“Istana itu punya banyak pintu. Saya tahu jiwa Presiden, tapi sering kali informasi yang sampai sudah terfilter oleh orang-orang di sekitarnya,” ujarnya, seraya menyinggung tertutupnya ruang komunikasi di sekitar Presiden RI Prabowo Subianto.
Meski demikian, Irman menilai Sumatera Barat tetap harus bersikap arif dan proporsional. Ia mengakui dampak bencana di Sumbar tidak separah Aceh, namun kerugian ekonomi tetap signifikan.
Mengacu pada kajian Celios, kerugian akibat bencana di Sumbar diperkirakan mencapai Rp68,67 triliun, angka yang berpotensi memperparah perlambatan ekonomi daerah.
“Teori mengatakan bencana bisa memicu pertumbuhan ekonomi melalui pemulihan. Tapi kalau ekonomi Sumbar sudah rendah lalu dihantam bencana, tanpa kebersamaan yang kuat, kita justru bisa semakin terpuruk,” katanya.
Irman menekankan pentingnya memanfaatkan momentum ini untuk membangkitkan Sumatra Barat, bukan sekadar meratapi dampak bencana. Ia berharap anggaran pemulihan sekitar Rp13 triliun dapat segera direalisasikan, seiring percepatan penyusunan Detail Engineering Design*(DED) rehabilitasi yang menjadi prasyarat pencairan dana.

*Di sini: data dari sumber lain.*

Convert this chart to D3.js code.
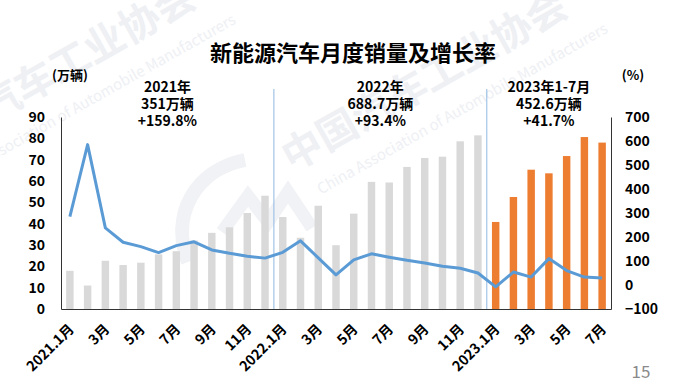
<!DOCTYPE html>
<html>
<head>
<meta charset="utf-8">
<script src="https://cdn.jsdelivr.net/npm/d3@7"></script>
<style>
  body { margin: 0; background: #fff; }
  svg { display: block; font-family: "Noto Sans CJK SC", "Noto Sans", sans-serif; }
</style>
</head>
<body>
<svg id="chart" width="680" height="387"></svg>
<script>
// monthly NEV sales (万辆) and yoy growth (%)
var months = ["2021.1月","2月","3月","4月","5月","6月","7月","8月","9月","10月","11月","12月",
  "2022.1月","2月","3月","4月","5月","6月","7月","8月","9月","10月","11月","12月",
  "2023.1月","2月","3月","4月","5月","6月","7月"];
var keys = months.map(function(m, i) { return "m" + i; });
var sales = [17.9, 11.0, 22.6, 20.6, 21.7, 25.6, 27.1, 32.1, 35.7, 38.3, 45.0, 53.1,
  43.1, 33.4, 48.4, 29.9, 44.7, 59.6, 59.3, 66.6, 70.8, 71.4, 78.6, 81.4,
  40.8, 52.5, 65.3, 63.6, 71.7, 80.6, 78.0];
var growth = [285, 585, 238, 178, 160, 135, 164, 180, 146, 132, 120, 112,
  136, 184, 113, 42, 105, 130, 116, 103, 92, 78, 70, 50,
  -8, 54, 33, 110, 60, 33, 29];
var leftTicks = [0, 10, 20, 30, 40, 50, 60, 70, 80, 90];
var rightTicks = [-100, 0, 100, 200, 300, 400, 500, 600, 700];
var shownMonths = [0, 2, 4, 6, 8, 10, 12, 14, 16, 18, 20, 22, 24, 26, 28, 30];
var yearStarts = [12, 24];
var notes = [
  { from: 0, to: 11, lines: ["2021年", "351万辆", "+159.8%"] },
  { from: 12, to: 23, lines: ["2022年", "688.7万辆", "+93.4%"] },
  { from: 24, to: 30, lines: ["2023年1-7月", "452.6万辆", "+41.7%"] }
];

var svg = d3.select("#chart");
var plotL = 61, plotR = 611, plotT = 117, plotB = 309;

var x = d3.scaleBand().domain(keys).range([plotL, plotR])
  .paddingInner(0.58).paddingOuter(0.29);
var yL = d3.scaleLinear().domain([0, 90]).range([plotB, plotT]);
var yR = d3.scaleLinear().domain([-100, 700]).range([plotB, plotT]);
var cx = function(i) { return x(keys[i]) + x.bandwidth() / 2; };

// faint watermark
function watermark(tx, ty) {
  var w = svg.append("g").attr("transform", "translate(" + tx + "," + ty + ") rotate(-29.5)")
    .attr("fill", "#eef0f4");
  w.append("text").attr("font-size", 40).attr("font-weight", "bold").text("中国汽车工业协会");
  w.append("text").attr("x", 14).attr("y", 34).attr("font-size", 15)
    .text("China Association of Automobile Manufacturers");
}
watermark(292, 172);
watermark(-80, 163);
svg.append("path")
  .attr("d", "M188,262 C170,215 195,170 245,160")
  .attr("fill", "none").attr("stroke", "#f1f2f5").attr("stroke-width", 14);
svg.append("path")
  .attr("d", "M222,232 L248,196 L268,222 L288,192 L312,228")
  .attr("fill", "none").attr("stroke", "#f1f2f5").attr("stroke-width", 13);

// year separators
svg.selectAll("line.sep").data(yearStarts).join("line")
  .attr("class", "sep")
  .attr("x1", function(i) { return x(keys[i]) - x.step() * x.paddingInner() / 2; })
  .attr("x2", function(i) { return x(keys[i]) - x.step() * x.paddingInner() / 2; })
  .attr("y1", 89).attr("y2", plotB)
  .attr("stroke", "#8fb9e3").attr("stroke-width", 1);

// bars
svg.selectAll("rect.bar").data(sales).join("rect")
  .attr("class", "bar")
  .attr("x", function(d, i) { return x(keys[i]); })
  .attr("width", x.bandwidth())
  .attr("y", function(d) { return yL(d); })
  .attr("height", function(d) { return yL(0) - yL(d); })
  .attr("fill", function(d, i) { return i >= 24 ? "#ed7d31" : "#d9d9d9"; });

// growth line
var line = d3.line()
  .x(function(d, i) { return cx(i); })
  .y(function(d) { return yR(d); });
svg.append("path").datum(growth)
  .attr("d", line)
  .attr("fill", "none").attr("stroke", "#5b9bd5")
  .attr("stroke-width", 3).attr("stroke-linejoin", "round");

// axes
function styleAxis(g) {
  g.selectAll("text").attr("font-size", 14).attr("font-weight", "bold").attr("fill", "#000")
    .attr("font-family", "\"Noto Sans CJK SC\", sans-serif");
  g.select(".domain").attr("stroke", "#333");
}
svg.append("g").attr("transform", "translate(" + plotL + ",0)")
  .call(d3.axisLeft(yL).tickValues(leftTicks).tickSize(0).tickPadding(16))
  .call(styleAxis);
svg.append("g").attr("transform", "translate(" + plotR + ",0)")
  .call(d3.axisRight(yR).tickValues(rightTicks).tickSize(0).tickPadding(14))
  .call(styleAxis);
svg.append("g").attr("transform", "translate(0," + plotB + ")")
  .call(d3.axisBottom(x).tickValues([]).tickSize(0))
  .call(styleAxis);

// rotated month labels
svg.selectAll("text.xl").data(shownMonths).join("text")
  .attr("class", "xl")
  .attr("transform", function(i) { return "translate(" + (cx(i) + 5) + ",330) rotate(-45)"; })
  .attr("text-anchor", "end")
  .attr("font-size", 14).attr("font-weight", "bold")
  .text(function(i) { return months[i]; });

// title and units
svg.append("text").attr("x", 353).attr("y", 61).attr("text-anchor", "middle")
  .attr("font-size", 22).attr("font-weight", "bold").text("新能源汽车月度销量及增长率");
svg.append("text").attr("x", 70).attr("y", 80).attr("text-anchor", "middle")
  .attr("font-size", 13).attr("font-weight", "bold").text("(万辆)");
svg.append("text").attr("x", 633).attr("y", 80).attr("text-anchor", "middle")
  .attr("font-size", 13).attr("font-weight", "bold").text("(%)");

// year annotations
notes.forEach(function(n) {
  var mx = (cx(n.from) + cx(n.to)) / 2;
  var t = svg.append("text").attr("text-anchor", "middle")
    .attr("font-size", 14).attr("font-weight", "bold");
  n.lines.forEach(function(s, k) {
    t.append("tspan").attr("x", mx).attr("y", 92 + k * 17).text(s);
  });
});

// page number
svg.append("text").attr("x", 641).attr("y", 378).attr("text-anchor", "middle")
  .attr("font-size", 17).attr("fill", "#8a8a8a").text("15");
</script>
</body>
</html>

“Kuncinya sekarang konsolidasi data kebencanaan. Datanya harus clear supaya dana cepat turun,” ujarnya.
Ia juga menyambut positif keberadaan Sekretaris Utama BNPB yang telah berada di Sumbar selama dua pekan terakhir, serta mengapresiasi pendekatan Kapolda Sumbar yang dinilainya aktif membangun kepercayaan masyarakat melalui berbagai program sosial.
Di akhir pernyataannya, Irman menegaskan bahwa kebangkitan Sumatera Barat pascabencana hanya mungkin terwujud jika kekompakan benar-benar hadir di masa sulit. Ia menilai animo perantau untuk membantu sangat besar, namun kesiapan di daerah masih perlu diperkuat.
“Karena itu, gagasan PWI membentuk tim pemantau sangat penting agar gerak langkah pemulihan lebih teratur dan terukur,” katanya.
Diskusi malam itu, menurut Irman, bukan sekadar forum kritik, melainkan ikhtiar bersama untuk memastikan Sumatra Barat mampu bangkit dengan fondasi yang lebih kuat. Baik secara ekonomi, sosial, dan tata kelola kebencanaan setelah bencana.